Application of the virtual fields method to large strain anisotropic plasticity

The identification of the plastic behaviour of sheet metals at severe deformation is extremely important for many industrial application such as metal forming, crashworthiness, automotive, aerospace, piping, etc. In this paper, the virtual fields method (VFM) was employed to identify the constitutive parameters of anisotropic plasticity models. The method was applied using the finite deformation theory in order to account for large strains. First the theoretical principles to implement the method are described in details, especially how to derive the stress field from the strain field. Afterwards a numerical validation was performed using the Hill48 model. Several aspects were studied with the numerical model: the effect of the used virtual fields, the minimum number of specimens required to identify the parameters, the stress distribution obtained from the specimen and its influence in the identification performance.
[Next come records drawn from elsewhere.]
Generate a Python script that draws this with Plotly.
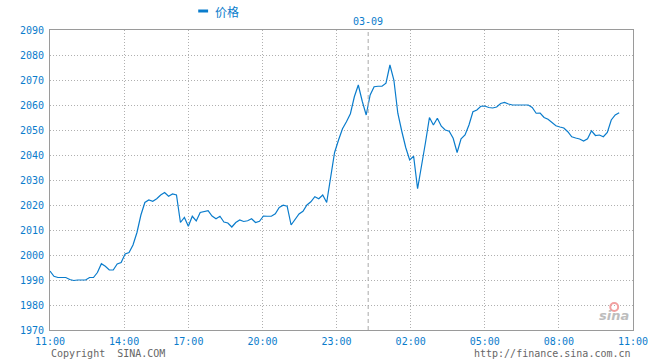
import plotly.graph_objects as go

# price samples, evenly spaced in time from 11:00 (day 1) to ~10:40 (03-09)
prices = [
    1993.6, 1991.5, 1991.0, 1991.0, 1991.0, 1990.2, 1989.8, 1990.0, 1990.0, 1990.0,
    1991.0, 1991.0, 1993.0, 1996.5, 1995.5, 1994.0, 1994.0, 1996.4, 1997.0, 2000.4,
    2001.0, 2004.0, 2009.0, 2016.0, 2021.0, 2022.0, 2021.5, 2022.5, 2024.0, 2025.0,
    2023.5, 2024.4, 2024.0, 2013.0, 2015.0, 2011.5, 2015.5, 2013.6, 2017.0, 2017.5,
    2017.7, 2015.6, 2014.5, 2015.5, 2013.2, 2012.8, 2011.2, 2013.0, 2014.0, 2013.4,
    2013.7, 2014.5, 2013.0, 2013.5, 2015.6, 2015.5, 2015.5, 2016.5, 2019.0, 2019.9,
    2019.5, 2012.0, 2014.2, 2016.4, 2017.5, 2020.0, 2021.3, 2023.3, 2022.5, 2024.0,
    2021.0, 2031.0, 2041.0, 2046.0, 2050.5, 2053.3, 2056.5, 2063.3, 2068.0, 2061.5,
    2056.0, 2064.0, 2067.3, 2067.5, 2067.5, 2068.7, 2076.0, 2070.0, 2056.7, 2049.5,
    2043.0, 2038.0, 2039.5, 2026.5, 2035.0, 2045.0, 2055.0, 2052.0, 2054.7, 2051.5,
    2050.0, 2049.5, 2046.7, 2041.0, 2046.5, 2048.0, 2052.0, 2057.3, 2058.0, 2059.5,
    2059.6, 2059.0, 2058.8, 2059.2, 2060.6, 2061.0, 2060.4, 2060.0, 2060.0, 2060.0,
    2060.0, 2060.0, 2059.0, 2056.7, 2056.8, 2055.0, 2054.3, 2053.0, 2051.7, 2051.2,
    2050.8, 2049.3, 2047.3, 2046.8, 2046.4, 2045.6, 2046.5, 2049.7, 2047.8, 2048.0,
    2047.3, 2049.0, 2054.0, 2056.0, 2056.9,
]
sample_index = list(range(len(prices)))

# x tick labels and their positions (in sample units)
tick_labels = ["11:00", "14:00", "17:00", "20:00", "23:00", "02:00", "05:00", "08:00", "11:00"]
tick_positions = [0, 18.75, 35, 53.75, 72.5, 91.25, 110, 128.75, 147.5]
day_break = 80.5
day_label = "03-09"
y_ticks = list(range(1970, 2091, 10))

blue = "#0a7ccc"
mono = "DejaVu Sans Mono"
grid_col = "#b0b0b0"

fig = go.Figure()
fig.add_trace(go.Scatter(
    x=sample_index, y=prices, mode="lines",
    line=dict(color=blue, width=1.2), name="价格", showlegend=False,
    hoverinfo="skip",
))

fig.update_layout(
    width=660, height=360,
    margin=dict(l=50, r=20, t=30, b=30),
    paper_bgcolor="white", plot_bgcolor="white",
    font=dict(family=mono, size=10, color=blue),
    xaxis=dict(
        range=[0, 147.5], tickmode="array", tickvals=tick_positions, ticktext=tick_labels,
        showgrid=True, gridcolor=grid_col, griddash="1px,2px", gridwidth=1,
        showline=True, linecolor="#9a9a9a", linewidth=1, mirror=True,
        ticks="", zeroline=False, tickfont=dict(family=mono, size=10, color=blue),
        ticklabelstandoff=2,
    ),
    yaxis=dict(
        range=[1970, 2090], tickmode="array", tickvals=y_ticks,
        showgrid=True, gridcolor=grid_col, griddash="1px,2px", gridwidth=1,
        showline=True, linecolor="#9a9a9a", linewidth=1, mirror=True,
        ticks="", zeroline=False, tickfont=dict(family=mono, size=10, color=blue),
        ticklabelstandoff=3,
    ),
)

# day separator
fig.add_shape(type="line", xref="x", yref="paper", x0=day_break, x1=day_break, y0=0, y1=1,
              line=dict(color="#aaaaaa", width=1, dash="4px,3px"))
fig.add_annotation(xref="x", yref="paper", x=day_break, y=1, yanchor="bottom", yshift=1,
                   text=day_label, showarrow=False,
                   font=dict(family=mono, size=10, color=blue))

# legend-like header
fig.add_shape(type="line", xref="paper", yref="paper",
              x0=(200 - 50) / 590, x1=(210 - 50) / 590, y0=(330 - 11) / 300, y1=(330 - 11) / 300,
              line=dict(color=blue, width=3))
fig.add_annotation(xref="paper", yref="paper", x=(215 - 50) / 590, y=(330 - 11) / 300,
                   xanchor="left", yanchor="middle", text="价格", showarrow=False,
                   font=dict(family="Noto Sans CJK SC", size=12, color=blue))

# footer texts
fig.add_annotation(xref="paper", yref="paper", x=(49 - 50) / 590, y=(330 - 353) / 300,
                   xanchor="left", yanchor="middle", text="Copyright&nbsp;&nbsp;SINA.COM",
                   showarrow=False, font=dict(family=mono, size=10, color="#666666"))
fig.add_annotation(xref="paper", yref="paper", x=1, y=(330 - 353) / 300,
                   xanchor="right", yanchor="middle", text="http://finance.sina.com.cn",
                   showarrow=False, font=dict(family=mono, size=10, color="#666666"))

# sina watermark
fig.add_shape(type="circle", xref="paper", yref="paper",
              x0=(617 - 50) / 590, x1=(625 - 50) / 590, y0=(330 - 311) / 300, y1=(330 - 303) / 300,
              line=dict(color="#f2a0a0", width=2))
fig.add_annotation(xref="paper", yref="paper", x=(638 - 50) / 590, y=(330 - 315) / 300,
                   xanchor="right", yanchor="middle", text="<b><i>sina</i></b>", showarrow=False,
                   font=dict(family="DejaVu Sans", size=13, color="#bdbdbd"))

fig.write_html("out.html", config={"displayModeBar": False},
               post_script="document.body.style.margin='0px';")
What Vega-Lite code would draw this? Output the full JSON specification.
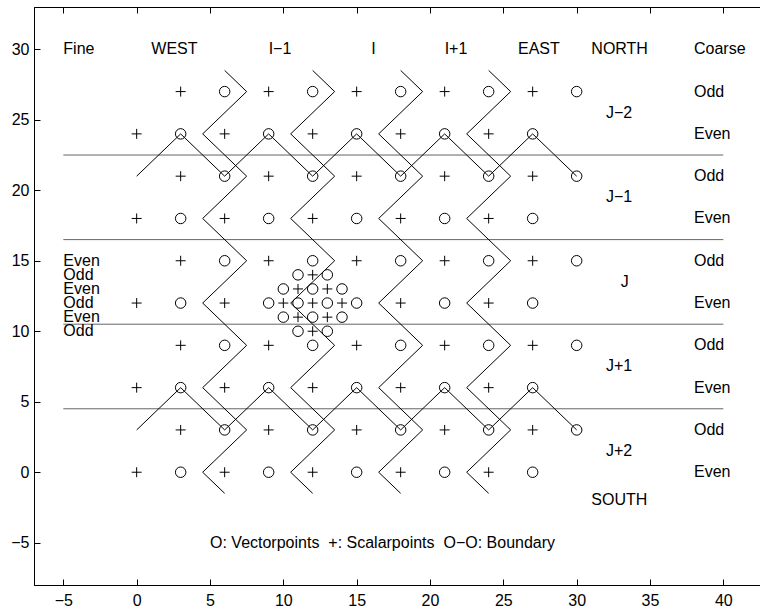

A brief analysis on the influence of noise is also conducted. Finally a series of experiments was conducted on notched specimens of stainless steel, cut along different anisotropic directions. The displacement and strain fields were obtained by digital image correlation. Afterwards, the VFM was used to identify the parameters of the Hill48 model and the Yld2000-2D model. In this case, the Hill48 model was not able to correctly describe the material behaviour, while a rather good agreement was found with the Yld2000-2D model. The potential and the limitation of the proposed method are finally discussed.